Chociaż Wiktoria miała już niemałe doświadczenia z konkursami piękności, przyznaje, że ten wyjazd był wyzwaniem choćby ze względu na panującą na świecie pandemię Covid-19.
– Przed wylotem musiałam wykonać test na koronawirusa, potwierdzający, że nie jestem zakażona – opowiada. – Każda z dziewcząt musiała przylecieć do Albanii z negatywnym wynikiem testu. Na miejscu również przestrzegane były wszelkie restrykcje sanitarne, maski, dezynfekcja. Czułam się w pełni bezpiecznie – zapewnia.
Zamieszanie związane z pandemią koronawirusa dopadło Wiktorię już wcześniej.
– Choć nigdy nie byłam zakażona, to przebywałam w obowiązkowej kwarantannie i przez to musiałam pisać maturę w późniejszym terminie wspomina.
Albania ją zachwyciła
Wszystkie kandydatki do tytułu Miss Globe 2020 spędziły w Albanii ponad dwa tygodnie.
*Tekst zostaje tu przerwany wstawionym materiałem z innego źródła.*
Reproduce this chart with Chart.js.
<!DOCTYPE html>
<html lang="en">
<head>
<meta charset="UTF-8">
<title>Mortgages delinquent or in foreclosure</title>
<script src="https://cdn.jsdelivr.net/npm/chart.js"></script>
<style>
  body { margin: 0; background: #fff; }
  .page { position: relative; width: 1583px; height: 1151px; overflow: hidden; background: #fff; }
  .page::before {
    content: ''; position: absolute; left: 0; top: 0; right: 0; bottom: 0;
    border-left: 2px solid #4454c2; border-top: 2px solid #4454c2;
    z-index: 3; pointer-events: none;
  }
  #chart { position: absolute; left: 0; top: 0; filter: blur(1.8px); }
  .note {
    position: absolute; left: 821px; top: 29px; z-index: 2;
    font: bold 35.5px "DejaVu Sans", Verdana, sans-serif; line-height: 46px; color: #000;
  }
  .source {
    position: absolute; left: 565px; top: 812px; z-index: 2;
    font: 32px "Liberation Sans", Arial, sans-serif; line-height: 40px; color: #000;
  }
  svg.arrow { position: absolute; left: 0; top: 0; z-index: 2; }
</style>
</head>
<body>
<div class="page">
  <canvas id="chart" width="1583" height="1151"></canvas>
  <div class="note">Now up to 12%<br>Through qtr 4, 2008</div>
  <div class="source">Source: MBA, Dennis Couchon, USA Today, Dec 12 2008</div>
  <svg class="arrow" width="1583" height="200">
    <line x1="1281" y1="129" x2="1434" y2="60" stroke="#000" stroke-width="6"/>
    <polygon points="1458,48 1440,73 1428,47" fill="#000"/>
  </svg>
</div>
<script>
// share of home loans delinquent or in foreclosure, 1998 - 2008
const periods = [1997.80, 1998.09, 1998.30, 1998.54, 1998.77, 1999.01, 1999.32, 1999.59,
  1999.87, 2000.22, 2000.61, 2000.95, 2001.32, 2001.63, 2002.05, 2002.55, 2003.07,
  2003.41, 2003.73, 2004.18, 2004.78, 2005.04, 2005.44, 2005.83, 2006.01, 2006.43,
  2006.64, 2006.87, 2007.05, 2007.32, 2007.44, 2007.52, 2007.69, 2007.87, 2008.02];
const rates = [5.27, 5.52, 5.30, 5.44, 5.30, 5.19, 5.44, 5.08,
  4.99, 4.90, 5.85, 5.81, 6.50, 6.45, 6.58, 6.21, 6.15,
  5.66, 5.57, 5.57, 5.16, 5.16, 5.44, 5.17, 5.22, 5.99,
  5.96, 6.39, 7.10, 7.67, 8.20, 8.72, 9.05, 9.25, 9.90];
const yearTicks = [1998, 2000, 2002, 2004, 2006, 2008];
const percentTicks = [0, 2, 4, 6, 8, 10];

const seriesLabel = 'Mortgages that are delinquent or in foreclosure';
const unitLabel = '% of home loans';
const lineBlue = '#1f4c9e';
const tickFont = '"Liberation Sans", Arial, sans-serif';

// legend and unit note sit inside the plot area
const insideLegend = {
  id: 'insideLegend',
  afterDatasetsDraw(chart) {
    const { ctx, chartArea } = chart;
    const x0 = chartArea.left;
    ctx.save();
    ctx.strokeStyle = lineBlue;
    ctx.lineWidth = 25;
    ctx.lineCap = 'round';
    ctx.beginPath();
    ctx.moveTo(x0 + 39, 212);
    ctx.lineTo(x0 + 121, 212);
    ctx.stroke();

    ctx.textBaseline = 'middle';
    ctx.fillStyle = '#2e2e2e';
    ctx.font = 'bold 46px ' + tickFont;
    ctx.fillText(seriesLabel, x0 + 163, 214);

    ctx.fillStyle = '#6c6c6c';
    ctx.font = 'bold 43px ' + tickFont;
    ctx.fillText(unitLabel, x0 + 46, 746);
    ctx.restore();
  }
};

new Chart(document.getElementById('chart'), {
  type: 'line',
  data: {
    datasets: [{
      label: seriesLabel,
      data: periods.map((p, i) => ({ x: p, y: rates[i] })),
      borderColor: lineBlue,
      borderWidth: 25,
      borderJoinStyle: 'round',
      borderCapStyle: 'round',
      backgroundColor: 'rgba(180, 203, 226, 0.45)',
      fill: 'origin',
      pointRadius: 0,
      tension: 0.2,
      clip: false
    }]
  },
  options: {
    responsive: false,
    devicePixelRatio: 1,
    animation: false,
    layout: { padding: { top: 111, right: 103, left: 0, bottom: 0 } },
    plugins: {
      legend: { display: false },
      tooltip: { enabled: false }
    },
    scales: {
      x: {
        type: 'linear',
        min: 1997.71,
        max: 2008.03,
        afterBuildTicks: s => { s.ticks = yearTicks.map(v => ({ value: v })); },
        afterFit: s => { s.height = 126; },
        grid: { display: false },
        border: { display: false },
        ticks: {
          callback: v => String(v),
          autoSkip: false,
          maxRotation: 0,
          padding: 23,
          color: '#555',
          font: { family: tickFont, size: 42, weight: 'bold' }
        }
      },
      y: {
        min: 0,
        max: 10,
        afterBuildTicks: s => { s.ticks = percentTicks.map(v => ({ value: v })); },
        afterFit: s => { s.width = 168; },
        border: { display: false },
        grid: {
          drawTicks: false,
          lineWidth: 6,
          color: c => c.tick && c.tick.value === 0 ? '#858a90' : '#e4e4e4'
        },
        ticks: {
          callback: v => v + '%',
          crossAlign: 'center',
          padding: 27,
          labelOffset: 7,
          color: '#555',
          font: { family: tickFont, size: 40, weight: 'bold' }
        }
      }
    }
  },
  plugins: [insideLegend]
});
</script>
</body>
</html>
W tym czasie uczyły się choreografii, brały udział w nagraniach materiałów filmowych, sesjach zdjęciowych oraz wywiadach w telewizji.
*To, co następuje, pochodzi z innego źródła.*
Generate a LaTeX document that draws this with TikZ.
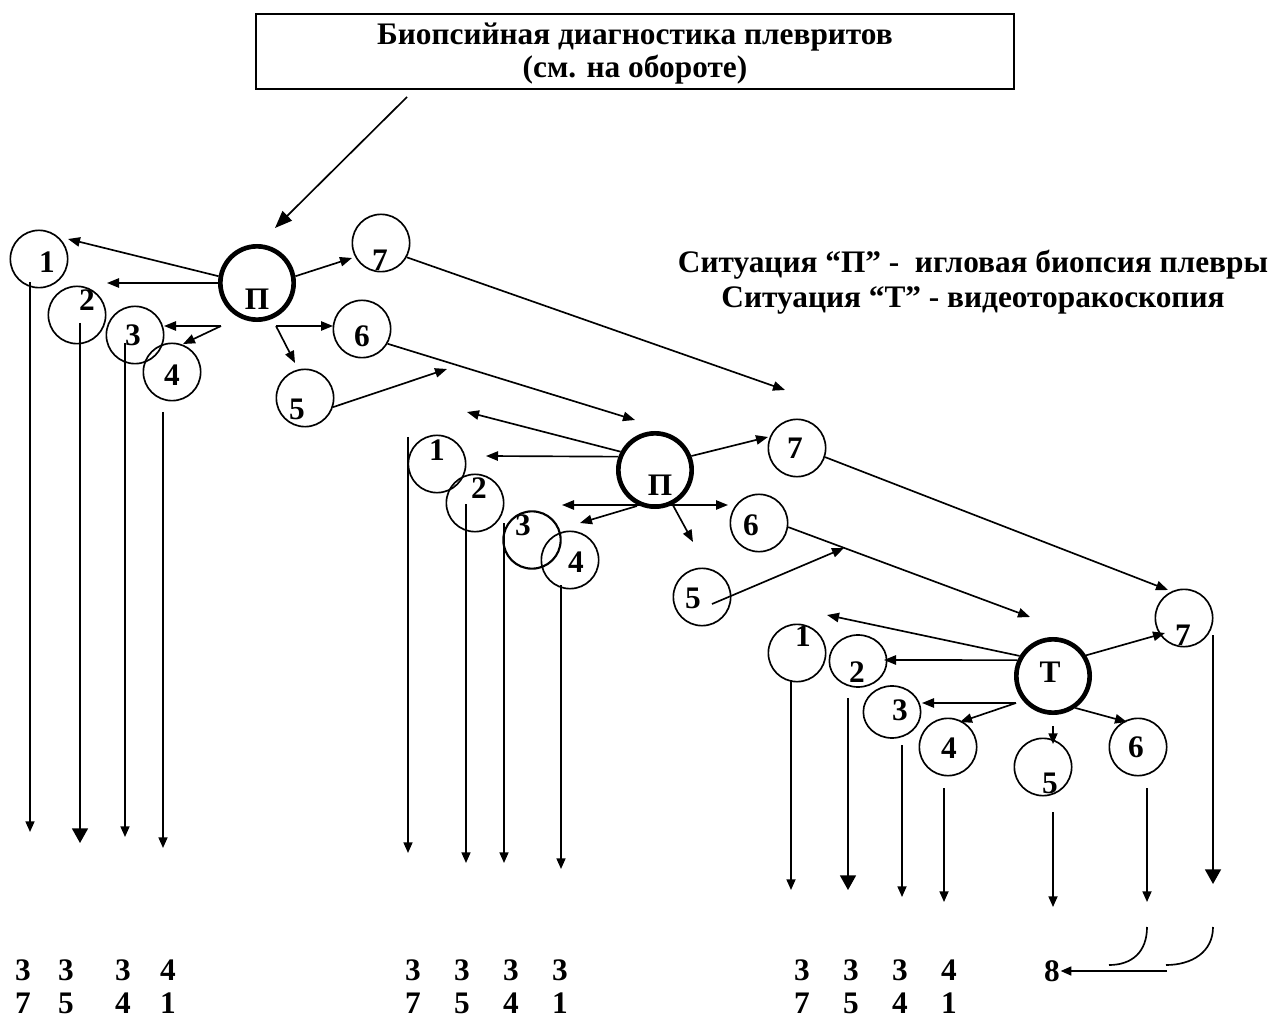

– Dużo także podróżowałyśmy. To niesamowite, jak wiele pięknych miejsc udało mi się zwiedzić i zobaczyć w tak niedługim i napiętym czasie - wspomina Wiktoria.
I przyznaje, że Albania ją zachwyciła. Podobała jej się nawet bardziej niż Kambodża.
– Jest bardziej europejska, jakaś taka swojska – wyjaśnia. – Zachwyciła mnie także albańska kuchnia pełna owoców morza – dodaje.
Wiktoria mieszkała – razem z innymi kandydatkami – bardzo blisko morza, więc codziennie mogła podziwiać piękne zachody słońca. W Albanii spotkała także trzy dziewczyny, które poznała podczas konkursu w Kambodży.
– Samo to spotkanie było dla mnie czymś niesamowitym. Po powrocie z Kambodży nie wiedziałam, że jeszcze się kiedyś spotkamy. Teraz wiem, że koleżanki mam na całym świecie – cieszy się grajewianka.
Jednak przyznaje, że choć dni miała wypełnione obowiązkami, to cały czas bardzo tęskniła za rodziną i bliskimi.
– Na szczęście w dobie internetu można w każdej chwili zadzwonić i mieć choć przez chwilę namiastkę bliskości, nawet jeśli jest się po drugiej stronie kuli ziemskiej – mówi. – W Albanii na szczęście nie było różnicy czasowej, a ja codziennie miałam kontakt zarówno z moją mamą, moimi przyjaciółmi, jak również z Anią KurządkowskąKosińską, organizatorką łomżyńskiego konkursu piękności, która przygotowywała mnie również do tego wyjazdu – podkreśla Wiktoria.
Jak wspomina, również już w Albanii przygotowania do wielkiej gali toczyły się w ogromnym tempie. – Różnych zajęć i spotkań było tak dużo, że – aby na wszystkie zdążyć – nieustannie gdzieś biegłam. W ten sposób połamały mi się dwie pary moich szpilek, co chyba dobrze pokazuje tempo, w jakim spędzałyśmy kolejne dni – śmieje się Wiktoria.
Codziennie marzyła o własnym łóżku, swojej łazience i o tym, żeby zasnąć i obudzić się dopiero wtedy, kiedy już będzie wypoczęta.
– Tęskniłam za tym, żeby choć przez chwilę nigdzie się nie spieszyć – wspomina.
Dlatego pierwsze co zrobiła po powrocie do kraju, to... poszła spać. I spała aż się wyspała. A kiedy się obudziła, mogła zacząć podziwiać swoją nową koronę i opowiadać o swojej przygodzie.
– Jestem bardzo wdzięczna za to, że to właśnie ja mogłam reprezentować nasz kraj w Albanii – podkreśla grajewianka. – Ten wyjazd był dla mnie kolejnym doświadczeniem, kiedy to mogłam się znów przekonać, że świetnie radzę sobie z różnego rodzaju wyzwaniami, że potrafię swobodnie rozmawiać w innym języku, że jestem otwarta na innych ludzi pochodzących z różnych kultur. No i przede wszystkim, że nie zawiodłam moich rodaków i zdobyłam koronę najpiękniejszej.